* Work to do *
Leave out the pictures and repeat every record exactly.

+-------+

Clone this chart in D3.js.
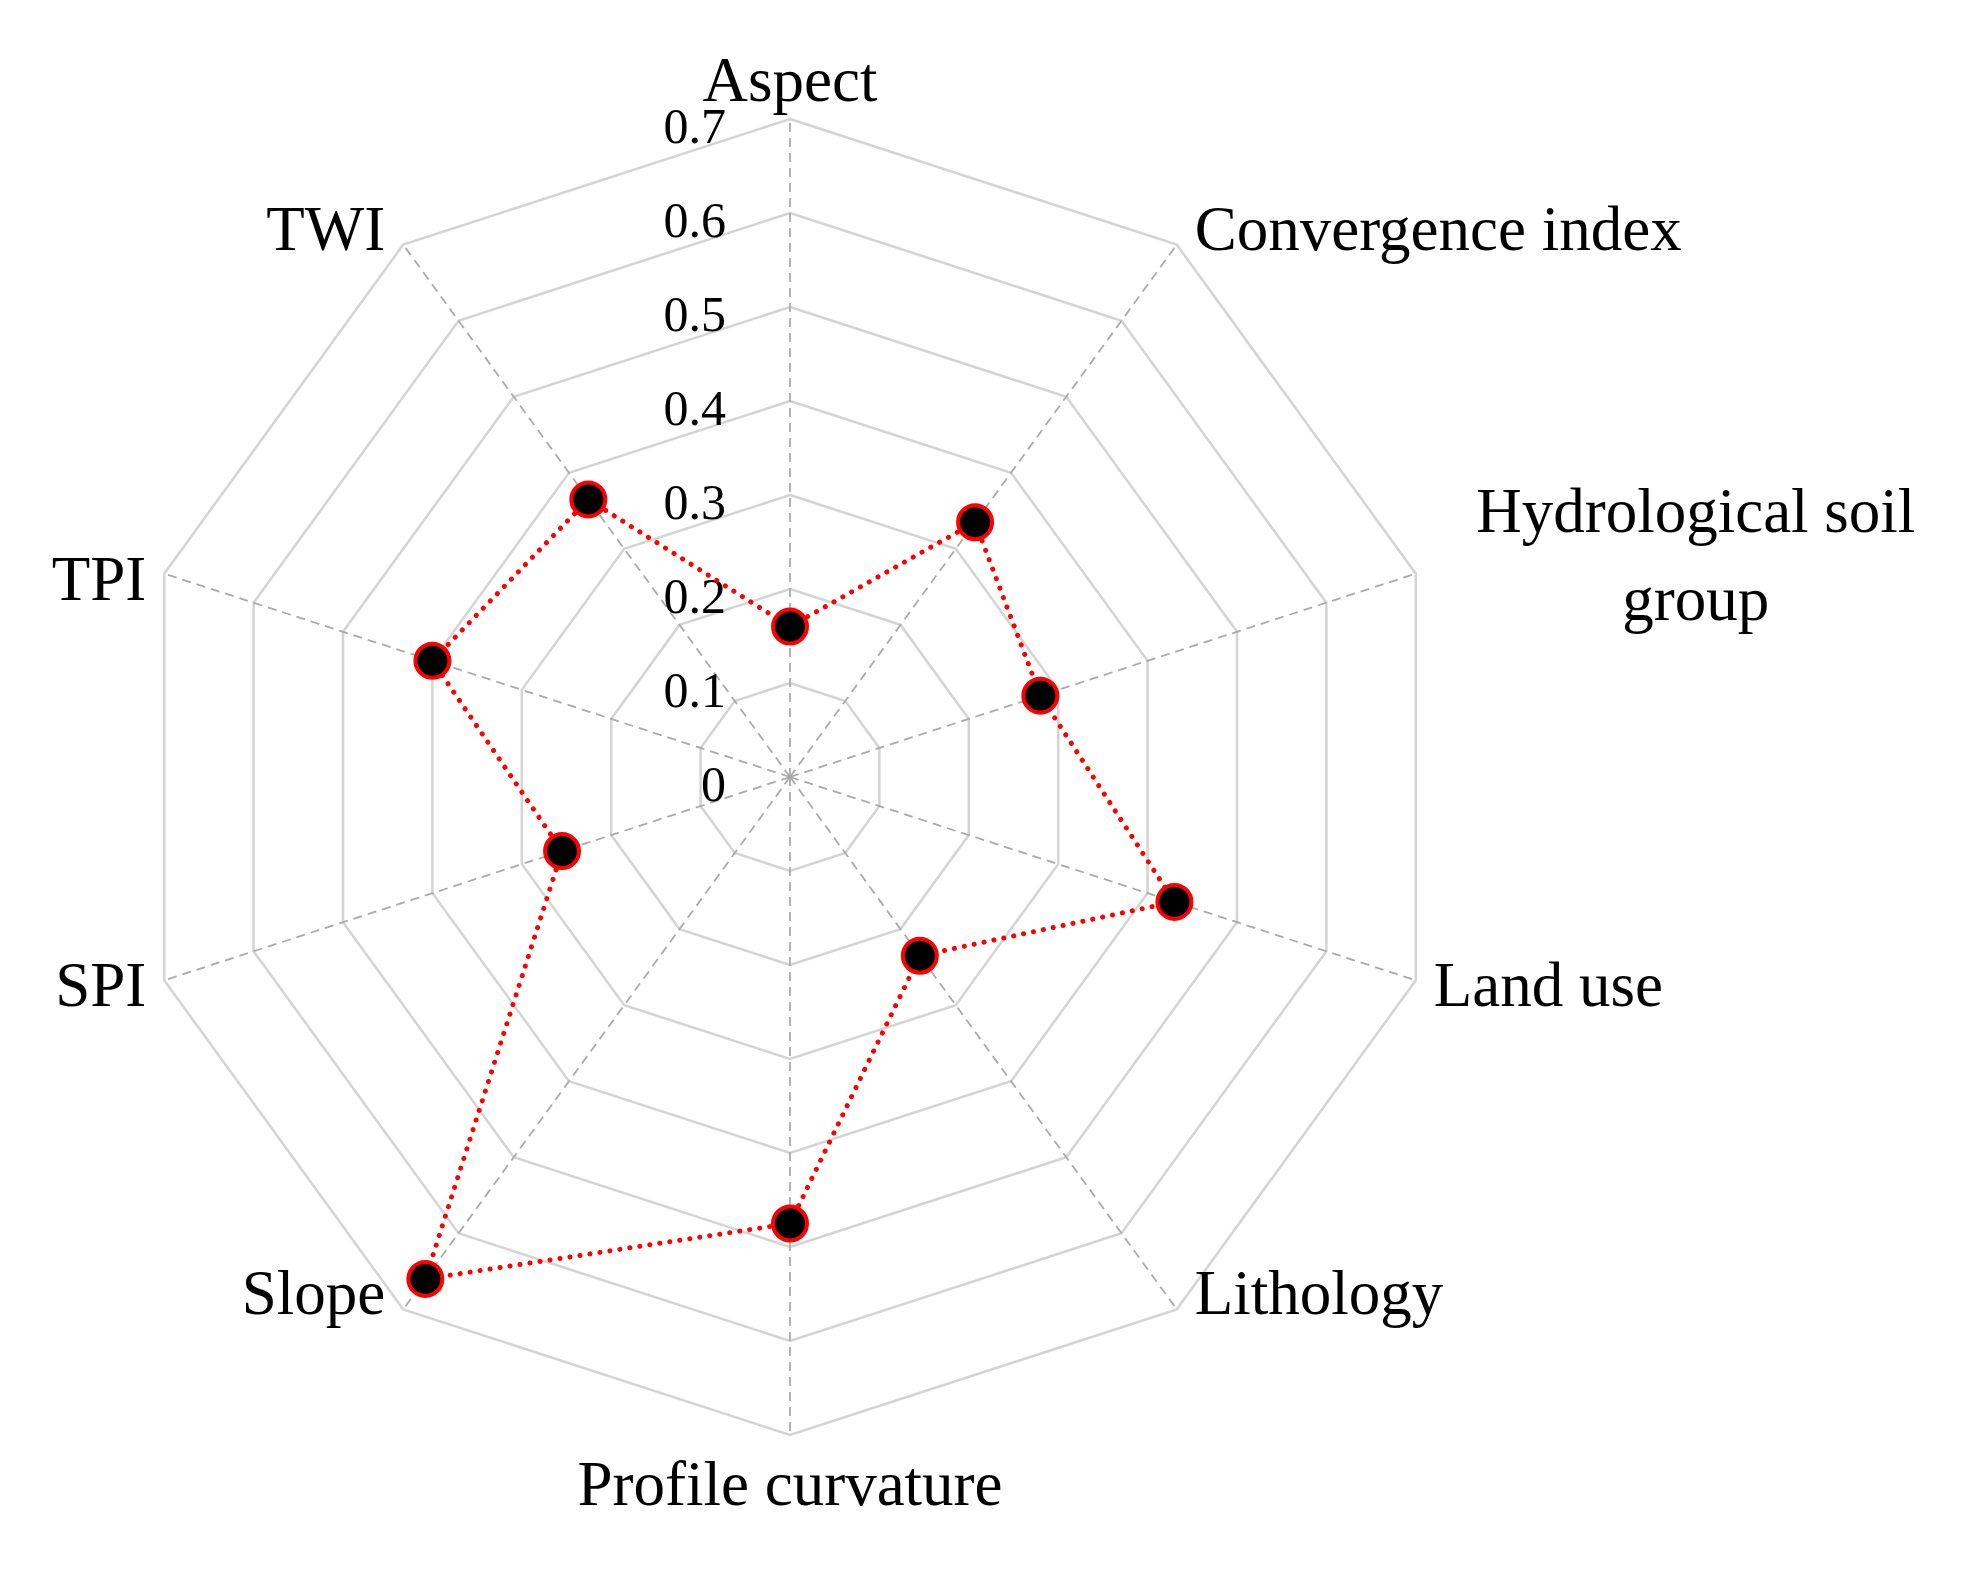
<!DOCTYPE html>
<html lang="en">
<head>
  <meta charset="UTF-8" />
  <title>Radar</title>
  <style>
  body { margin: 0; background: #fff; }
  svg { display: block; }
  text { font-family: "Liberation Serif", "Times New Roman", serif; fill: #000; }
  </style>
  <script src="https://d3js.org/d3.v7.min.js"></script>
</head>
<body>
  <div id="chart"></div>
  <script>
    // Factors in clockwise order from the top
    const factors = ["Aspect", "Convergence index", "Hydrological soil group", "Land use", "Lithology",
      "Profile curvature", "Slope", "SPI", "TPI", "TWI"];
    const values = [0.16, 0.335, 0.28, 0.43, 0.235, 0.475, 0.66, 0.255, 0.40, 0.365];
    const ticks = [0, 0.1, 0.2, 0.3, 0.4, 0.5, 0.6, 0.7];

    const width = 1975, height = 1571;
    const cx = 790, cy = 777, R = 658;

    const svg = d3.select("#chart").append("svg")
      .attr("width", width)
      .attr("height", height);

    const g = svg.append("g").attr("transform", `translate(${cx},${cy})`);

    const r = d3.scaleLinear().domain([0, 0.7]).range([0, R]);
    const angle = d3.scaleLinear().domain([0, factors.length]).range([0, 2 * Math.PI]);
    const pt = (i, v) => [r(v) * Math.sin(angle(i)), -r(v) * Math.cos(angle(i))];

    // Rings
    const line = d3.line();
    g.selectAll(".ring")
      .data(ticks.slice(1))
      .enter().append("path")
      .attr("d", t => line(factors.map((f, i) => pt(i, t))) + "Z")
      .attr("fill", "none")
      .attr("stroke", "#d4d4d4")
      .attr("stroke-width", 2.5);

    // Spokes
    g.selectAll(".spoke")
      .data(factors)
      .enter().append("line")
      .attr("x1", 0).attr("y1", 0)
      .attr("x2", (f, i) => pt(i, 0.7)[0])
      .attr("y2", (f, i) => pt(i, 0.7)[1])
      .attr("stroke", "#aaa")
      .attr("stroke-width", 1.8)
      .attr("stroke-dasharray", "9,6");

    // Tick labels
    g.selectAll(".tick")
      .data(ticks)
      .enter().append("text")
      .attr("x", -64)
      .attr("y", t => -r(t) + 24)
      .attr("text-anchor", "end")
      .attr("font-size", 50)
      .text(t => t === 0 ? "0" : t.toFixed(1));

    // Series line
    g.append("path")
      .attr("d", line(values.map((v, i) => pt(i, v))) + "Z")
      .attr("fill", "none")
      .attr("stroke", "#ff0000")
      .attr("stroke-width", 5)
      .attr("stroke-linecap", "round")
      .attr("stroke-dasharray", "0.1,10");

    // Markers
    g.selectAll(".dot")
      .data(values)
      .enter().append("circle")
      .attr("cx", (v, i) => pt(i, v)[0])
      .attr("cy", (v, i) => pt(i, v)[1])
      .attr("r", 17)
      .attr("fill", "#000")
      .attr("stroke", "#ff0000")
      .attr("stroke-width", 4);

    // Factor labels
    const fs = 63;
    factors.forEach((f, i) => {
      const [x, y] = pt(i, 0.7);
      const a = angle(i);
      const s = Math.sin(a);
      const anchor = Math.abs(s) < 0.01 ? "middle" : (s > 0 ? "start" : "end");
      const lx = x + (anchor === "start" ? 18 : anchor === "end" ? -18 : 0);
      let ly = y + (Math.cos(a) > 0.99 ? -18 : Math.cos(a) < -0.99 ? 70 : 5);
      if (Math.abs(Math.cos(a)) < 0.4 && Math.abs(Math.cos(a)) > 0.05) ly = y + 26;
      if (f === "Hydrological soil group") {
        const t = g.append("text").attr("text-anchor", "middle").attr("font-size", fs);
        t.append("tspan").attr("x", x + 280).attr("y", y - 42).text("Hydrological soil");
        t.append("tspan").attr("x", x + 280).attr("y", y + 46).text("group");
        return;
      }
      g.append("text")
        .attr("x", lx).attr("y", ly)
        .attr("text-anchor", anchor)
        .attr("font-size", fs)
        .text(f);
    });
  </script>
</body>
</html>
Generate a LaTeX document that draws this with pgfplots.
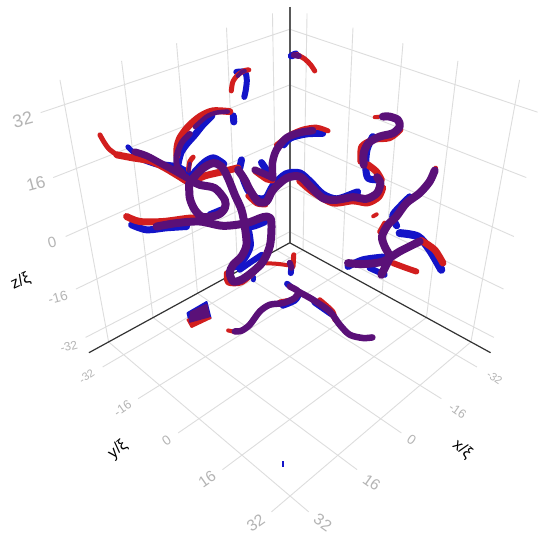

+-------+

* Answer for the task *
Clone this chart in D3.js.
<!DOCTYPE html>
<html lang="en">
<head>
  <meta charset="UTF-8" />
  <title>Radar</title>
  <style>
  body { margin: 0; background: #fff; }
  svg { display: block; }
  text { font-family: "Liberation Serif", "Times New Roman", serif; fill: #000; }
  </style>
  <script src="https://d3js.org/d3.v7.min.js"></script>
</head>
<body>
  <div id="chart"></div>
  <script>
    // Factors in clockwise order from the top
    const factors = ["Aspect", "Convergence index", "Hydrological soil group", "Land use", "Lithology",
      "Profile curvature", "Slope", "SPI", "TPI", "TWI"];
    const values = [0.16, 0.335, 0.28, 0.43, 0.235, 0.475, 0.66, 0.255, 0.40, 0.365];
    const ticks = [0, 0.1, 0.2, 0.3, 0.4, 0.5, 0.6, 0.7];

    const width = 1975, height = 1571;
    const cx = 790, cy = 777, R = 658;

    const svg = d3.select("#chart").append("svg")
      .attr("width", width)
      .attr("height", height);

    const g = svg.append("g").attr("transform", `translate(${cx},${cy})`);

    const r = d3.scaleLinear().domain([0, 0.7]).range([0, R]);
    const angle = d3.scaleLinear().domain([0, factors.length]).range([0, 2 * Math.PI]);
    const pt = (i, v) => [r(v) * Math.sin(angle(i)), -r(v) * Math.cos(angle(i))];

    // Rings
    const line = d3.line();
    g.selectAll(".ring")
      .data(ticks.slice(1))
      .enter().append("path")
      .attr("d", t => line(factors.map((f, i) => pt(i, t))) + "Z")
      .attr("fill", "none")
      .attr("stroke", "#d4d4d4")
      .attr("stroke-width", 2.5);

    // Spokes
    g.selectAll(".spoke")
      .data(factors)
      .enter().append("line")
      .attr("x1", 0).attr("y1", 0)
      .attr("x2", (f, i) => pt(i, 0.7)[0])
      .attr("y2", (f, i) => pt(i, 0.7)[1])
      .attr("stroke", "#aaa")
      .attr("stroke-width", 1.8)
      .attr("stroke-dasharray", "9,6");

    // Tick labels
    g.selectAll(".tick")
      .data(ticks)
      .enter().append("text")
      .attr("x", -64)
      .attr("y", t => -r(t) + 24)
      .attr("text-anchor", "end")
      .attr("font-size", 50)
      .text(t => t === 0 ? "0" : t.toFixed(1));

    // Series line
    g.append("path")
      .attr("d", line(values.map((v, i) => pt(i, v))) + "Z")
      .attr("fill", "none")
      .attr("stroke", "#ff0000")
      .attr("stroke-width", 5)
      .attr("stroke-linecap", "round")
      .attr("stroke-dasharray", "0.1,10");

    // Markers
    g.selectAll(".dot")
      .data(values)
      .enter().append("circle")
      .attr("cx", (v, i) => pt(i, v)[0])
      .attr("cy", (v, i) => pt(i, v)[1])
      .attr("r", 17)
      .attr("fill", "#000")
      .attr("stroke", "#ff0000")
      .attr("stroke-width", 4);

    // Factor labels
    const fs = 63;
    factors.forEach((f, i) => {
      const [x, y] = pt(i, 0.7);
      const a = angle(i);
      const s = Math.sin(a);
      const anchor = Math.abs(s) < 0.01 ? "middle" : (s > 0 ? "start" : "end");
      const lx = x + (anchor === "start" ? 18 : anchor === "end" ? -18 : 0);
      let ly = y + (Math.cos(a) > 0.99 ? -18 : Math.cos(a) < -0.99 ? 70 : 5);
      if (Math.abs(Math.cos(a)) < 0.4 && Math.abs(Math.cos(a)) > 0.05) ly = y + 26;
      if (f === "Hydrological soil group") {
        const t = g.append("text").attr("text-anchor", "middle").attr("font-size", fs);
        t.append("tspan").attr("x", x + 280).attr("y", y - 42).text("Hydrological soil");
        t.append("tspan").attr("x", x + 280).attr("y", y + 46).text("group");
        return;
      }
      g.append("text")
        .attr("x", lx).attr("y", ly)
        .attr("text-anchor", anchor)
        .attr("font-size", fs)
        .text(f);
    });
  </script>
</body>
</html>
Generate a LaTeX document that draws this with pgfplots.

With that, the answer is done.